The backend team at Popsa, the UK's fastest growing software company, is responsible for the entirety of the backend, from the underlying AWS infrastructure to the microservices and code that runs on it.
What we do day-to-day
As guardians of Popsa’s infrastructure we are involved in the design and development of features from the get go; supporting with our domain knowledge in API design, security and infrastructure; enabling us to bring exciting features from inception to implementation.
The team can be considered cross discipline, operating across both the backend services and platform/devops domains — this richness keeps the workload varied and exciting.
We are a highly collaborative team
We often find ourselves in Google Meet calls and pairing in person (lockdown allowing) to keep ourselves moving when faced with challenging features or debugging complex issues. This collaboration is core to our team’s principals and results in a rich learning environment in which each of us is always improving.
We support several other teams
Outside the backend team, we work closely with our Customer Success team and the wider engineering team (Data Science, Product Design, iOS and Android). We help debug reported customer issues as well as helping with the design and development of new features within the product.

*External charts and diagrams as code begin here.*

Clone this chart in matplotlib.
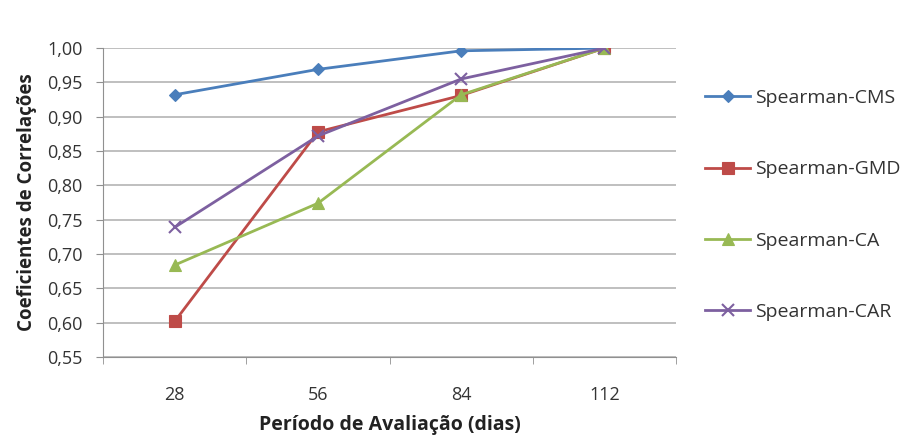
import matplotlib.pyplot as plt
import numpy as np

plt.rcParams['font.family'] = ['Open Sans', 'DejaVu Sans']

# data
periodos = ['28', '56', '84', '112']
cms = [0.932, 0.969, 0.996, 1.000]
gmd = [0.602, 0.878, 0.931, 1.000]
ca = [0.684, 0.774, 0.932, 1.000]
car = [0.739, 0.872, 0.955, 1.000]
nomes = ['Spearman-CMS', 'Spearman-GMD', 'Spearman-CA', 'Spearman-CAR']
yticks = [0.55, 0.60, 0.65, 0.70, 0.75, 0.80, 0.85, 0.90, 0.95, 1.00]

cores = ['#4A7EBB', '#BE4B48', '#98B954', '#7D60A0']
marcadores = ['D', 's', '^', 'x']
tamanhos = [6.5, 9, 8, 8]

fig = plt.figure(figsize=(9.05, 4.37), dpi=100)
ax = fig.add_axes([0.114, 0.183, 0.633, 0.707])

x = np.arange(len(periodos))
for serie, nome, c, m, s in zip([cms, gmd, ca, car], nomes, cores, marcadores, tamanhos):
    ax.plot(x, serie, color=c, marker=m, markersize=s, linewidth=2.0,
            markeredgewidth=1.5 if m == 'x' else 0.8, label=nome)

ax.set_xlim(-0.5, 3.5)
ax.set_ylim(0.55, 1.00)
ax.set_yticks(yticks)
ax.set_yticklabels([f'{v:.2f}'.replace('.', ',') for v in yticks], fontsize=13, color='#333333')
ax.set_xticks(x)
ax.set_xticklabels(periodos, fontsize=13, color='#333333')
ax.set_xticks(np.arange(-0.5, 4, 1), minor=True)
ax.tick_params(axis='x', which='major', length=0, pad=21)
ax.tick_params(axis='x', which='minor', length=5, color='#909090')
ax.tick_params(axis='y', length=5, color='#909090', pad=10)

ax.grid(axis='y', color='#b4b4b4', linewidth=1.2)
ax.set_axisbelow(True)
for lado in ['top', 'right']:
    ax.spines[lado].set_visible(False)
for lado in ['left', 'bottom']:
    ax.spines[lado].set_color('#909090')

ax.set_ylabel('Coeficientes de Correlações', fontsize=13.5, fontweight='bold', color='#222222', labelpad=7)
ax.set_xlabel('Período de Avaliação (dias)', fontsize=14, fontweight='bold', color='#222222', labelpad=8)

fig.legend(loc='upper left', bbox_to_anchor=(0.760, 0.836), frameon=False,
           fontsize=14, labelspacing=2.74, handlelength=2.3, handletextpad=0.25,
           labelcolor='#333333')

fig.savefig('out.png', dpi=100)
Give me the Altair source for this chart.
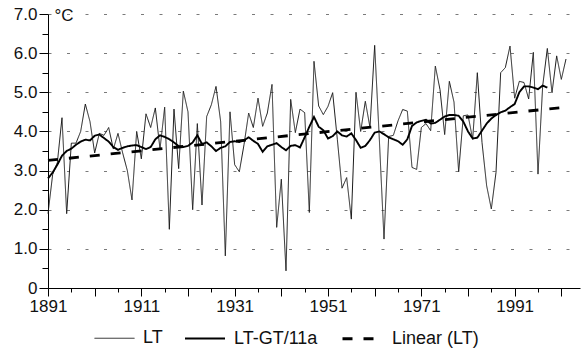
import altair as alt
import pandas as pd

# ---- data ----
start_year = 1891
lt_values = [
    1.9, 2.9, 3.2, 4.35, 1.9, 3.7, 3.7, 4.0, 4.7, 4.25,      # 1891-1900
    3.45, 3.95, 3.9, 4.1, 3.55, 3.95, 3.45, 3.0, 2.25, 4.0,  # 1901-1910
    3.3, 4.45, 4.1, 4.6, 3.55, 4.62, 1.5, 4.57, 3.05, 5.03,  # 1911-1920
    4.5, 2.0, 4.2, 2.12, 4.38, 4.68, 5.15, 4.25, 0.82, 4.5,  # 1921-1930
    3.15, 2.97, 3.66, 4.47, 4.1, 4.85, 4.13, 4.47, 5.2, 1.55,  # 1931-1940
    2.78, 0.44, 4.82, 3.97, 4.57, 4.48, 1.93, 5.79, 4.65, 4.43,  # 1941-1950
    4.64, 4.99, 3.8, 2.55, 2.82, 1.76, 5.0, 4.0, 4.77, 4.1,  # 1951-1960
    6.2, 3.8, 1.25, 3.87, 3.9, 4.27, 4.56, 4.52, 3.08, 3.03,  # 1961-1970
    4.1, 4.2, 4.02, 5.67, 5.07, 3.92, 5.28, 4.75, 2.97, 4.4,  # 1971-1980
    4.42, 3.8, 5.5, 3.72, 2.61, 2.02, 2.95, 5.5, 5.63, 6.18,  # 1981-1990
    4.85, 5.28, 5.25, 4.83, 6.02, 2.91, 5.16, 6.12, 4.99, 5.93,  # 1991-2000
    5.33, 5.85,  # 2001-2002
]
gt11_values = [
    2.8, 2.95, 3.15, 3.38, 3.5, 3.56, 3.66, 3.74, 3.79, 3.77,
    3.89, 3.92, 3.83, 3.74, 3.6, 3.53, 3.58, 3.62, 3.64, 3.65,
    3.6, 3.55, 3.6, 3.8, 3.9, 3.86, 3.8, 3.72, 3.62, 3.6,
    3.63, 3.72, 3.9, 3.68, 3.72, 3.62, 3.5, 3.58, 3.62, 3.73,
    3.75, 3.73, 3.77, 3.85, 3.76, 3.68, 3.48, 3.62, 3.66, 3.7,
    3.6, 3.52, 3.63, 3.65, 3.59, 3.85, 4.12, 4.37, 4.12, 4.03,
    3.82, 3.88, 4.0, 3.9, 3.87, 3.95, 3.78, 3.58, 3.63, 3.78,
    3.97, 4.0, 3.93, 3.85, 3.8, 3.75, 3.66, 3.8, 4.14, 4.23,
    4.27, 4.3, 4.2, 4.22, 4.3, 4.38, 4.42, 4.42, 4.4, 4.25,
    4.0, 3.82, 3.84, 4.02, 4.2, 4.33, 4.42, 4.49, 4.53, 4.62,
    4.7, 5.0, 5.15, 5.15, 5.12, 5.08, 5.17, 5.12,
]
# linear trend of LT as drawn in the reference (end points)
trend_years = [1891, 2002]
trend_values = [3.26, 4.62]

series_names = ["LT", "LT-GT/11a", "Linear (LT)"]
x_tick_values = list(range(1891, 2002, 5))
y_tick_values = [i / 2 for i in range(0, 15)]

lt_years = [start_year + i for i in range(len(lt_values))]
gt_years = [start_year + i for i in range(len(gt11_values))]
df_lt = pd.DataFrame({"year": lt_years, "value": lt_values, "series": series_names[0]})
df_gt = pd.DataFrame({"year": gt_years, "value": gt11_values, "series": series_names[1]})
df_tr = pd.DataFrame({"year": trend_years, "value": trend_values, "series": series_names[2]})

FONT = "Liberation Sans"

legend = alt.Legend(
    title=None, orient="none", legendX=46, legendY=303, direction="horizontal",
    symbolType="stroke", symbolSize=1600, symbolStrokeColor="black",
    labelFont=FONT, labelFontSize=18, labelColor="#111", labelOffset=8,
    columnPadding=18, labelLimit=300,
)

x_enc = alt.X(
    "year:Q",
    scale=alt.Scale(domain=[1891, 2005], nice=False, zero=False),
    axis=alt.Axis(
        values=x_tick_values, format="d",
        labelExpr="(datum.value - 1891) % 20 == 0 ? datum.label : ''",
        title=None, grid=False, domainColor="black", tickColor="black",
        tickSize={"condition": {"test": "(datum.value - 1891) % 10 == 0", "value": 8}, "value": 4},
        labelFont=FONT, labelFontSize=17, labelColor="#111", labelPadding=2,
        labelFlush=False, labelOverlap=False,
    ),
)
y_enc = alt.Y(
    "value:Q",
    scale=alt.Scale(domain=[0, 7], nice=False),
    axis=alt.Axis(
        values=y_tick_values, format=".1f",
        labelExpr="datum.value == 0 ? '0' : (datum.value % 1 == 0 ? datum.label : '')",
        title="°C", titleAngle=0, titleAlign="left", titleBaseline="middle",
        titleX=6, titleY=1, titleFont=FONT, titleFontSize=17, titleFontWeight="normal",
        titleColor="#111",
        grid=True, gridColor="#7a7a7a", gridDash=[3, 15.5], gridWidth=1,
        gridOpacity={"condition": {"test": "datum.value % 1 == 0 && datum.value > 0", "value": 1}, "value": 0},
        domainColor="black", tickColor="black",
        tickSize={"condition": {"test": "datum.value % 1 == 0", "value": 9}, "value": 6},
        labelFont=FONT, labelFontSize=17, labelColor="#111", labelPadding=2,
    ),
)
color_enc = alt.Color("series:N", scale=alt.Scale(domain=series_names, range=["#1a1a1a", "#000000", "#000000"]), legend=legend)
width_enc = alt.StrokeWidth("series:N", scale=alt.Scale(domain=series_names, range=[1.0, 2.8, 2.8]), legend=legend)
dash_enc = alt.StrokeDash("series:N", scale=alt.Scale(domain=series_names, range=[[1, 0], [1, 0], [10, 11]]), legend=legend)

enc = dict(x=x_enc, y=y_enc, color=color_enc, strokeWidth=width_enc, strokeDash=dash_enc)

lt_layer = alt.Chart(df_lt).mark_line(strokeJoin="miter").encode(**enc)
trend_layer = alt.Chart(df_tr).mark_line().encode(**enc)
gt_layer = alt.Chart(df_gt).mark_line().encode(**enc)

chart = (
    alt.layer(lt_layer, trend_layer, gt_layer)
    .properties(
        width=532, height=274,
        autosize=alt.AutoSizeParams(type="none"),
        padding={"left": 48, "top": 14, "right": 2, "bottom": 65},
        background="white",
    )
    .configure_view(stroke=None)
)

chart.save("out.html", embed_options={"renderer": "svg", "actions": False})
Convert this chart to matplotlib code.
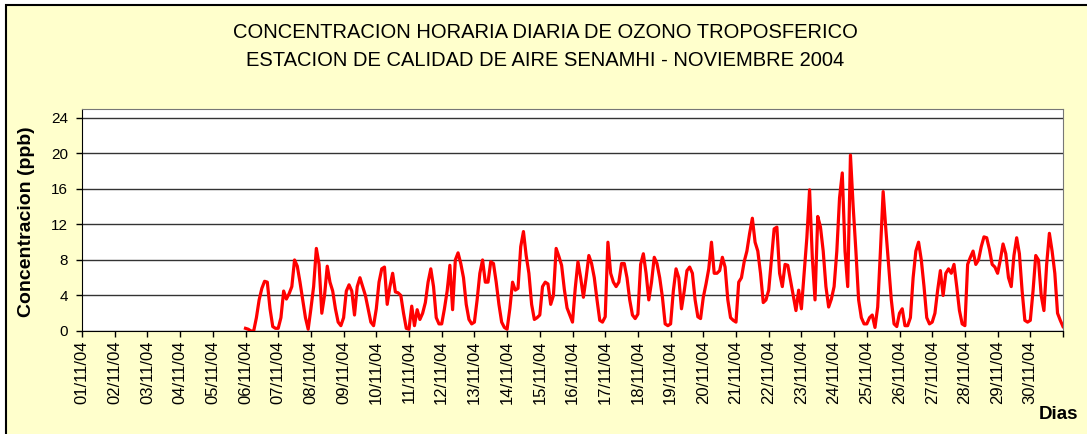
import matplotlib.pyplot as plt
from matplotlib.patches import Rectangle
import numpy as np

plt.rcParams['font.family'] = ['Liberation Sans', 'DejaVu Sans']

# etiquetas del eje de dias
fechas = ['01/11/04', '02/11/04', '03/11/04', '04/11/04', '05/11/04',
          '06/11/04', '07/11/04', '08/11/04', '09/11/04', '10/11/04',
          '11/11/04', '12/11/04', '13/11/04', '14/11/04', '15/11/04',
          '16/11/04', '17/11/04', '18/11/04', '19/11/04', '20/11/04',
          '21/11/04', '22/11/04', '23/11/04', '24/11/04', '25/11/04',
          '26/11/04', '27/11/04', '28/11/04', '29/11/04', '30/11/04']

# ozono (ppb) cada 2 horas, desde el 06/11/04 00:00
ozono_06_10 = [0.3, 0.2, 0.0, 0.0, 1.5, 3.5, 4.8, 5.6, 5.5, 2.5, 0.5, 0.3,
               0.3, 1.5, 4.5, 3.6, 4.2, 5.0, 8.0, 7.3, 5.5, 3.5, 1.5, 0.2,
               2.5, 5.0, 9.3, 7.5, 2.0, 4.0, 7.3, 5.5, 4.5, 2.5, 1.0, 0.6,
               1.5, 4.5, 5.2, 4.5, 1.8, 5.0, 6.0, 5.0, 4.0, 2.5, 1.0, 0.6,
               2.5, 5.5, 7.0, 7.2, 3.0, 5.0, 6.5, 4.4, 4.3, 4.0, 2.0, 0.3]
ozono_11_15 = [0.2, 2.8, 0.6, 2.4, 1.3, 2.0, 3.2, 5.5, 7.0, 5.0, 1.5, 0.8,
               0.8, 2.5, 4.5, 7.4, 2.4, 8.0, 8.8, 7.6, 6.0, 3.0, 1.3, 0.8,
               1.0, 3.5, 6.5, 8.0, 5.5, 5.5, 7.8, 7.6, 5.5, 3.0, 1.0, 0.4,
               0.2, 2.5, 5.5, 4.6, 4.8, 9.5, 11.2, 8.5, 6.5, 3.0, 1.3, 1.5,
               1.8, 5.0, 5.5, 5.3, 3.0, 4.0, 9.3, 8.4, 7.4, 4.7, 2.6, 1.8]
ozono_16_20 = [1.0, 4.8, 7.8, 6.0, 3.8, 6.0, 8.5, 7.6, 6.0, 3.5, 1.2, 1.0,
               1.6, 10.0, 6.5, 5.5, 5.0, 5.5, 7.6, 7.6, 6.0, 3.5, 1.8, 1.4,
               1.9, 7.5, 8.7, 6.5, 3.5, 5.5, 8.3, 7.6, 6.0, 3.8, 0.8, 0.6,
               0.8, 4.5, 7.0, 6.0, 2.5, 4.5, 6.8, 7.2, 6.5, 3.5, 1.6, 1.4,
               3.8, 5.3, 7.0, 10.0, 6.5, 6.5, 6.8, 8.3, 7.2, 3.5, 1.5, 1.2]
ozono_21_25 = [1.0, 5.5, 6.0, 7.8, 9.0, 11.0, 12.7, 10.0, 9.0, 6.5, 3.2, 3.5,
               4.6, 8.0, 11.5, 11.7, 6.5, 5.0, 7.5, 7.4, 5.7, 4.0, 2.3, 4.6,
               2.5, 6.5, 10.5, 15.9, 8.3, 3.5, 12.9, 11.7, 9.0, 5.0, 2.7, 3.6,
               5.0, 9.0, 15.0, 17.8, 9.0, 5.0, 19.8, 14.0, 9.0, 3.5, 1.5, 0.8,
               0.8, 1.5, 1.8, 0.4, 2.7, 9.0, 15.7, 11.4, 7.5, 3.5, 0.8, 0.5]
ozono_26_30 = [2.0, 2.5, 0.6, 0.6, 1.5, 6.0, 9.0, 10.0, 8.0, 5.0, 1.5, 0.8,
               1.0, 2.0, 4.6, 6.8, 4.0, 6.5, 7.0, 6.5, 7.5, 5.0, 2.3, 0.8,
               0.6, 7.5, 8.3, 9.0, 7.5, 8.0, 9.5, 10.6, 10.5, 9.2, 7.5, 7.2,
               6.5, 8.0, 9.8, 8.7, 6.0, 5.0, 8.5, 10.5, 8.7, 4.5, 1.2, 1.0,
               1.2, 4.5, 8.5, 8.0, 4.0, 2.3, 7.5, 11.0, 9.0, 6.5, 2.0, 1.2]
ozono_fin = [0.5]

concentracion = np.array(ozono_06_10 + ozono_11_15 + ozono_16_20 +
                         ozono_21_25 + ozono_26_30 + ozono_fin)
# tiempo en dias contados desde el 01/11/04
t = 5 + np.arange(len(concentracion)) * 2 / 24

fig = plt.figure(figsize=(10.87, 4.34), dpi=100, facecolor='white')
# fondo amarillo con borde negro (solo se ven los lados izquierdo y superior)
fondo = Rectangle((6 / 1087, -0.02), 1.0, 1 - 5 / 434 + 0.02,
                  transform=fig.transFigure, facecolor='#FFFFCC',
                  edgecolor='black', lw=1.5, zorder=-10)
fig.patches.append(fondo)

ax = fig.add_axes([82 / 1087, 1 - 331 / 434, 981 / 1087, 222 / 434])
ax.set_facecolor('white')
ax.plot(t, concentracion, color='#FF0000', lw=2.3, solid_joinstyle='round')

ax.set_xlim(0, 30)
ax.set_ylim(0, 25)
ax.set_yticks(range(0, 25, 4))
ax.set_xticks(range(31))
ax.set_xticklabels(fechas + [''], rotation=90)
ax.grid(axis='y', color='#333333', lw=1)
ax.set_axisbelow(True)
ax.tick_params(axis='x', length=4, width=1, labelsize=12, pad=3)
ax.tick_params(axis='y', length=4, width=1, labelsize=11, pad=6)
for lado in ['top', 'right']:
    ax.spines[lado].set_color('#777777')

fig.text(0.5014, 1 - 32 / 434, 'CONCENTRACION HORARIA DIARIA DE OZONO TROPOSFERICO',
         ha='center', va='center', fontsize=14.5)
fig.text(0.5014, 1 - 61 / 434, 'ESTACION DE CALIDAD DE AIRE SENAMHI - NOVIEMBRE 2004',
         ha='center', va='center', fontsize=14.5)
fig.text(27 / 1087, 1 - 222 / 434, 'Concentracion (ppb)', rotation=90,
         ha='center', va='center', fontsize=14, fontweight='bold')
fig.text(1078 / 1087, 1 - 419 / 434, 'Dias', ha='right', va='baseline',
         fontsize=13.5, fontweight='bold')

plt.savefig('out.png', dpi=100, facecolor=fig.get_facecolor())
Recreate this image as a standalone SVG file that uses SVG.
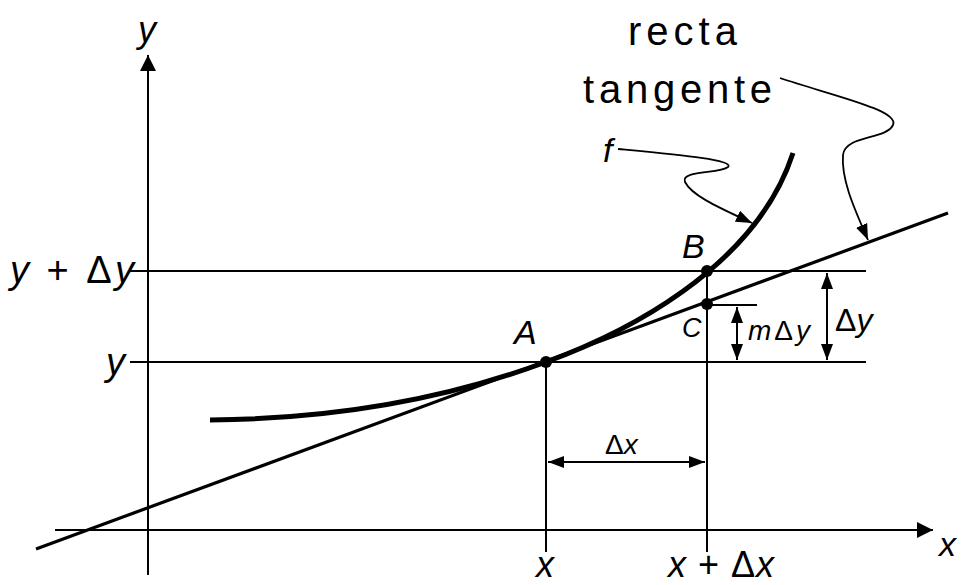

Working so closely with other teams creates opportunities for learning about the more intricate parts of our stack, especially our rendering system, image upload stack and template based design system – it gives us a deep insight into how other parts of the business operate.
Our customers come first
The backend is more than just a collection of microservices and APIs — we face a variety of challenges when bringing users' designs; rendering them into printable formats, integrating with third party printers around the world, tracking delivery progress, and providing an overview for our Customer Success team to assist with customer queries. We are integral to ensuring the customer journey remains a delightful and memorable experience.
Our core technologies...
The main programming language we utilise as a team is Go. As the code can be compiled directly into a binary it is ideal for containerisation.
It's also well suited for quickly developing server-based applications serving either HTTP or GRPC.
The lack of boilerplate and simplicity in the language allows us to seek out the best software engineers, instead of targeting Go developers specifically, as the language is quick to pick up for those well versed in the art of software engineering.
Elastic Kubernetes Service (EKS)
Last summer we migrated from using Elastic Container Service (ECS) to EKS in an attempt to provide a more flexible hosting environment with more reactive autoscaling capabilities. Since our move to using EKS we have found our microservices to be more reliable, especially under our Q4 load, and has reduced friction in our deployment process.
In situations where a microservice might be too heavy-handed we utilise Lambda to provide small, contained message driven systems alongside singular functions that help us field interactions with our third party printers and propagate changes to data across multiple DynamoDB tables amongst many other things.
We trigger our Lambdas using a number of different mechanisms including API Gateway, Step Functions and Simple Queue Service.
DynamoDB sits as the main database technology utilised by the team. Not only is it fast but it also provides Streams; a mechanism that we utilise greatly to propagate data changes across multiple parts of our stack keeping all the data we provide fresh and up to date with minimal delay.
Protocol Buffers were a new concept to many of us when we started using them in 2017, but they have been a fundamental improvement in our network stack. In fact, we’ve reduced API transmission overhead by 70%. Win.
On the infrastructure side we use Terraform to manage our stack that, in addition to the AWS services above, includes Cognito, Simple Email Service, Athena, S3, Batch, IAM and many more.
Alongside the Go code, Terraform and generated Protocol Buffers in our monorepo you can find small amounts of Python (for use with Lambda@Edge), Kubernetes manifests both manually created and Helm generated, and Serverless manifests that we use to manage many of our Lambdas.
A variety of architecture patterns can be found in our code base including microservices, serverless, finite state machines, producers and consumers and sidecars to name a few. We aren’t married to a single architecture pattern and always look for the most appropriate pattern for the task in hand, be that something we are already familiar with or the introduction and exploration of a new pattern.
Read more about our stack here.
On the devops side we are early adopters of Github Actions. We use it to run tests, build and push Docker images, deploy services, update Kubernetes manifests, apply infrastructure changes and much more. With access to Github Environments as part of the Enterprise package we are currently providing our friends on the Data Science team with the ability to test interactions between their infrastructure and our own. Moreover, we look in the future to utilise environments alongside Terraform Workspaces to provide a seamless development environment that supports ephemeral environments.
As our Data Science colleagues look to productionise much of their great work to enrich the user experience we are well placed to support them. As the team with the richest microservice domain knowledge and as guardians of our AWS infrastructure we continue to support them in a number of ways; from providing sidecar services that provide authentication and metrics without porting much of our Go middleware to Python, to providing CI/CD pipelines that enable them to iterate their infrastructure autonomously alongside our own — we’ve created a novel system that only requires an ‘approval’ sign off from the backend team to trigger automated deployments as part of a Github Action Workflow.